• _The request_
All the data should come back exactly as it was given.

• _Information supplied_

##############################

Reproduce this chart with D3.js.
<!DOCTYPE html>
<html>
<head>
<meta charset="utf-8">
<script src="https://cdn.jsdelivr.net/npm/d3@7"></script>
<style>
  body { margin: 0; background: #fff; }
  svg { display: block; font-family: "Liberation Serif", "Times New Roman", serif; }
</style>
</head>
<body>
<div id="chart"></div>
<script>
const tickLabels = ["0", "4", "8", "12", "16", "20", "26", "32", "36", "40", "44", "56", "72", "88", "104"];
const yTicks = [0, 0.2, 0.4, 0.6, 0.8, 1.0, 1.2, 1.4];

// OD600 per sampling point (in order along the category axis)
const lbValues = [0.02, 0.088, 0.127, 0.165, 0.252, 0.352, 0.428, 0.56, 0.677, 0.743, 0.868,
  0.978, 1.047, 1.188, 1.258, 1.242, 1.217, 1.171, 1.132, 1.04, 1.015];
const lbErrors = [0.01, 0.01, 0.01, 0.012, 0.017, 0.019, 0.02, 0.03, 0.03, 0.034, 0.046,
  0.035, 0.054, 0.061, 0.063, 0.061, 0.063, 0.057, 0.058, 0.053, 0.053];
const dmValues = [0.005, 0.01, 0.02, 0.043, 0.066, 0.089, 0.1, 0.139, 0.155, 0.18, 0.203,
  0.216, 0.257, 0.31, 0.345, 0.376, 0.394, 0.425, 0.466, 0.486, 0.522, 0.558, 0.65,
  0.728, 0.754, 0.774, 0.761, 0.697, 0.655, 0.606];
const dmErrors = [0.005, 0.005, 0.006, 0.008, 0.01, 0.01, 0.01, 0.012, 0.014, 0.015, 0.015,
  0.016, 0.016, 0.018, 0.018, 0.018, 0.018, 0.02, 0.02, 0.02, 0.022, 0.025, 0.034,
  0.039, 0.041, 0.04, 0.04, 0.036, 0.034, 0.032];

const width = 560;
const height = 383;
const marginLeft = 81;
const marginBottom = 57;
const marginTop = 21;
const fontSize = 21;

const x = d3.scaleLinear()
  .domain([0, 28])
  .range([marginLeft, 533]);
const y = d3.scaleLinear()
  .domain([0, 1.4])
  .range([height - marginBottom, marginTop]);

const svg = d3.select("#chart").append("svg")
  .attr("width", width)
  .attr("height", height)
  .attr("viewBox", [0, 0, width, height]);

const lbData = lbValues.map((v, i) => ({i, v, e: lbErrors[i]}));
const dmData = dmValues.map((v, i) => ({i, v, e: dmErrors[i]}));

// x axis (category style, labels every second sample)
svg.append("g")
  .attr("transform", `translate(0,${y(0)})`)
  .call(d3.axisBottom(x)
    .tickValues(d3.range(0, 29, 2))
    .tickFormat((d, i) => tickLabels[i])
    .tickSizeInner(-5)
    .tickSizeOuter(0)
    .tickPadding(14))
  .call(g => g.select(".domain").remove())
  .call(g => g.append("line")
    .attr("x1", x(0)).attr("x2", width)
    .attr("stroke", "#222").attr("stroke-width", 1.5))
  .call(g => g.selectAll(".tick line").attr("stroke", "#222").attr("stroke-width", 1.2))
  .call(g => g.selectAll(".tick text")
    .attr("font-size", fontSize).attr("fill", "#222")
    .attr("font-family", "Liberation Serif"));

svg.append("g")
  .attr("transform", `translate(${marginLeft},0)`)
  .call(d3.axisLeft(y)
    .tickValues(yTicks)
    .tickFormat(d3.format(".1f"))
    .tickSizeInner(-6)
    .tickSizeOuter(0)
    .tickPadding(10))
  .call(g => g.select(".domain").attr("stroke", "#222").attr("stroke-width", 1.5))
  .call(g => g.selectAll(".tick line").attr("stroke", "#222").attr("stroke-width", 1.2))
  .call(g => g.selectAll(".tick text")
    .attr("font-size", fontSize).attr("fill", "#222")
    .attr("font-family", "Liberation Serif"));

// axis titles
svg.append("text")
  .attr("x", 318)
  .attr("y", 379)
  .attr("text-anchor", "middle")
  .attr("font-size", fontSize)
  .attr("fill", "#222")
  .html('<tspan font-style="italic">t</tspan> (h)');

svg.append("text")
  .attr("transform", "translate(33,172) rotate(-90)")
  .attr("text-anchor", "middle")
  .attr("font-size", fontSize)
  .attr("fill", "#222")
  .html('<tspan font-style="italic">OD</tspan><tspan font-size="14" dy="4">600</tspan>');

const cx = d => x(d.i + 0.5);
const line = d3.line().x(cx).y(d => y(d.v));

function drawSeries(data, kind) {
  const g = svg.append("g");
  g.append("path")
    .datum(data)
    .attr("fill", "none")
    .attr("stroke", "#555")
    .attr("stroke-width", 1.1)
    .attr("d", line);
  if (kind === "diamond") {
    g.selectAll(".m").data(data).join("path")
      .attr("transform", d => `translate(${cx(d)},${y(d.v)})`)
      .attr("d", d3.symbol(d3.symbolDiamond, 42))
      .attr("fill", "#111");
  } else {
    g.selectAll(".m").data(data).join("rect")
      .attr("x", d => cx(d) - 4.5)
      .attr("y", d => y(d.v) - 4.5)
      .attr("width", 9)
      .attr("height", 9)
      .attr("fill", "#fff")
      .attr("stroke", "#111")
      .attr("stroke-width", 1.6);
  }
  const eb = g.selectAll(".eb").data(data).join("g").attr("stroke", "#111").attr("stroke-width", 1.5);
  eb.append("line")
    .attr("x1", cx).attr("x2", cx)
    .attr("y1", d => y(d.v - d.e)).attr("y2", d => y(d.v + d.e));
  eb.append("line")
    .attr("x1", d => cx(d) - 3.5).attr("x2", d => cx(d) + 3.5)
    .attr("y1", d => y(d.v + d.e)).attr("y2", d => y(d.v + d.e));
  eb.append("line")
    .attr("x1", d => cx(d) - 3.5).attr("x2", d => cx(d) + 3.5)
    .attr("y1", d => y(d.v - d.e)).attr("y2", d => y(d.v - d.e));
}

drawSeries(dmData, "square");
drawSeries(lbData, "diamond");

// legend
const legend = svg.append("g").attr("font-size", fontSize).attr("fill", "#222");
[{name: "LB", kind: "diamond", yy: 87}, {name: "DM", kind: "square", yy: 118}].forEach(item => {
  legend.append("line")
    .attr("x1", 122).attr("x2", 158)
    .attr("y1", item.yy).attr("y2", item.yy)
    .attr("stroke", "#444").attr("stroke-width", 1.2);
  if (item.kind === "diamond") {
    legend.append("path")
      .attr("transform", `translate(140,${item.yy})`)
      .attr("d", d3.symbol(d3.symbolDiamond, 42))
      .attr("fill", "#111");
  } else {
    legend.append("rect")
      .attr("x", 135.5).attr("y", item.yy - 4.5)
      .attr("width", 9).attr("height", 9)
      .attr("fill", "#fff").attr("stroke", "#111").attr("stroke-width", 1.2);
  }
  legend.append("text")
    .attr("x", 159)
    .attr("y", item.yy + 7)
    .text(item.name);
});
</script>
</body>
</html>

##############################

• _Answer to this problem_
Reproduce this chart with D3.js.
<!DOCTYPE html>
<html>
<head>
<meta charset="utf-8">
<script src="https://cdn.jsdelivr.net/npm/d3@7"></script>
<style>
  body { margin: 0; background: #fff; }
  svg { display: block; font-family: "Liberation Serif", "Times New Roman", serif; }
</style>
</head>
<body>
<div id="chart"></div>
<script>
const tickLabels = ["0", "4", "8", "12", "16", "20", "26", "32", "36", "40", "44", "56", "72", "88", "104"];
const yTicks = [0, 0.2, 0.4, 0.6, 0.8, 1.0, 1.2, 1.4];

// OD600 per sampling point (in order along the category axis)
const lbValues = [0.02, 0.088, 0.127, 0.165, 0.252, 0.352, 0.428, 0.56, 0.677, 0.743, 0.868,
  0.978, 1.047, 1.188, 1.258, 1.242, 1.217, 1.171, 1.132, 1.04, 1.015];
const lbErrors = [0.01, 0.01, 0.01, 0.012, 0.017, 0.019, 0.02, 0.03, 0.03, 0.034, 0.046,
  0.035, 0.054, 0.061, 0.063, 0.061, 0.063, 0.057, 0.058, 0.053, 0.053];
const dmValues = [0.005, 0.01, 0.02, 0.043, 0.066, 0.089, 0.1, 0.139, 0.155, 0.18, 0.203,
  0.216, 0.257, 0.31, 0.345, 0.376, 0.394, 0.425, 0.466, 0.486, 0.522, 0.558, 0.65,
  0.728, 0.754, 0.774, 0.761, 0.697, 0.655, 0.606];
const dmErrors = [0.005, 0.005, 0.006, 0.008, 0.01, 0.01, 0.01, 0.012, 0.014, 0.015, 0.015,
  0.016, 0.016, 0.018, 0.018, 0.018, 0.018, 0.02, 0.02, 0.02, 0.022, 0.025, 0.034,
  0.039, 0.041, 0.04, 0.04, 0.036, 0.034, 0.032];

const width = 560;
const height = 383;
const marginLeft = 81;
const marginBottom = 57;
const marginTop = 21;
const fontSize = 21;

const x = d3.scaleLinear()
  .domain([0, 28])
  .range([marginLeft, 533]);
const y = d3.scaleLinear()
  .domain([0, 1.4])
  .range([height - marginBottom, marginTop]);

const svg = d3.select("#chart").append("svg")
  .attr("width", width)
  .attr("height", height)
  .attr("viewBox", [0, 0, width, height]);

const lbData = lbValues.map((v, i) => ({i, v, e: lbErrors[i]}));
const dmData = dmValues.map((v, i) => ({i, v, e: dmErrors[i]}));

// x axis (category style, labels every second sample)
svg.append("g")
  .attr("transform", `translate(0,${y(0)})`)
  .call(d3.axisBottom(x)
    .tickValues(d3.range(0, 29, 2))
    .tickFormat((d, i) => tickLabels[i])
    .tickSizeInner(-5)
    .tickSizeOuter(0)
    .tickPadding(14))
  .call(g => g.select(".domain").remove())
  .call(g => g.append("line")
    .attr("x1", x(0)).attr("x2", width)
    .attr("stroke", "#222").attr("stroke-width", 1.5))
  .call(g => g.selectAll(".tick line").attr("stroke", "#222").attr("stroke-width", 1.2))
  .call(g => g.selectAll(".tick text")
    .attr("font-size", fontSize).attr("fill", "#222")
    .attr("font-family", "Liberation Serif"));

svg.append("g")
  .attr("transform", `translate(${marginLeft},0)`)
  .call(d3.axisLeft(y)
    .tickValues(yTicks)
    .tickFormat(d3.format(".1f"))
    .tickSizeInner(-6)
    .tickSizeOuter(0)
    .tickPadding(10))
  .call(g => g.select(".domain").attr("stroke", "#222").attr("stroke-width", 1.5))
  .call(g => g.selectAll(".tick line").attr("stroke", "#222").attr("stroke-width", 1.2))
  .call(g => g.selectAll(".tick text")
    .attr("font-size", fontSize).attr("fill", "#222")
    .attr("font-family", "Liberation Serif"));

// axis titles
svg.append("text")
  .attr("x", 318)
  .attr("y", 379)
  .attr("text-anchor", "middle")
  .attr("font-size", fontSize)
  .attr("fill", "#222")
  .html('<tspan font-style="italic">t</tspan> (h)');

svg.append("text")
  .attr("transform", "translate(33,172) rotate(-90)")
  .attr("text-anchor", "middle")
  .attr("font-size", fontSize)
  .attr("fill", "#222")
  .html('<tspan font-style="italic">OD</tspan><tspan font-size="14" dy="4">600</tspan>');

const cx = d => x(d.i + 0.5);
const line = d3.line().x(cx).y(d => y(d.v));

function drawSeries(data, kind) {
  const g = svg.append("g");
  g.append("path")
    .datum(data)
    .attr("fill", "none")
    .attr("stroke", "#555")
    .attr("stroke-width", 1.1)
    .attr("d", line);
  if (kind === "diamond") {
    g.selectAll(".m").data(data).join("path")
      .attr("transform", d => `translate(${cx(d)},${y(d.v)})`)
      .attr("d", d3.symbol(d3.symbolDiamond, 42))
      .attr("fill", "#111");
  } else {
    g.selectAll(".m").data(data).join("rect")
      .attr("x", d => cx(d) - 4.5)
      .attr("y", d => y(d.v) - 4.5)
      .attr("width", 9)
      .attr("height", 9)
      .attr("fill", "#fff")
      .attr("stroke", "#111")
      .attr("stroke-width", 1.6);
  }
  const eb = g.selectAll(".eb").data(data).join("g").attr("stroke", "#111").attr("stroke-width", 1.5);
  eb.append("line")
    .attr("x1", cx).attr("x2", cx)
    .attr("y1", d => y(d.v - d.e)).attr("y2", d => y(d.v + d.e));
  eb.append("line")
    .attr("x1", d => cx(d) - 3.5).attr("x2", d => cx(d) + 3.5)
    .attr("y1", d => y(d.v + d.e)).attr("y2", d => y(d.v + d.e));
  eb.append("line")
    .attr("x1", d => cx(d) - 3.5).attr("x2", d => cx(d) + 3.5)
    .attr("y1", d => y(d.v - d.e)).attr("y2", d => y(d.v - d.e));
}

drawSeries(dmData, "square");
drawSeries(lbData, "diamond");

// legend
const legend = svg.append("g").attr("font-size", fontSize).attr("fill", "#222");
[{name: "LB", kind: "diamond", yy: 87}, {name: "DM", kind: "square", yy: 118}].forEach(item => {
  legend.append("line")
    .attr("x1", 122).attr("x2", 158)
    .attr("y1", item.yy).attr("y2", item.yy)
    .attr("stroke", "#444").attr("stroke-width", 1.2);
  if (item.kind === "diamond") {
    legend.append("path")
      .attr("transform", `translate(140,${item.yy})`)
      .attr("d", d3.symbol(d3.symbolDiamond, 42))
      .attr("fill", "#111");
  } else {
    legend.append("rect")
      .attr("x", 135.5).attr("y", item.yy - 4.5)
      .attr("width", 9).attr("height", 9)
      .attr("fill", "#fff").attr("stroke", "#111").attr("stroke-width", 1.2);
  }
  legend.append("text")
    .attr("x", 159)
    .attr("y", item.yy + 7)
    .text(item.name);
});
</script>
</body>
</html>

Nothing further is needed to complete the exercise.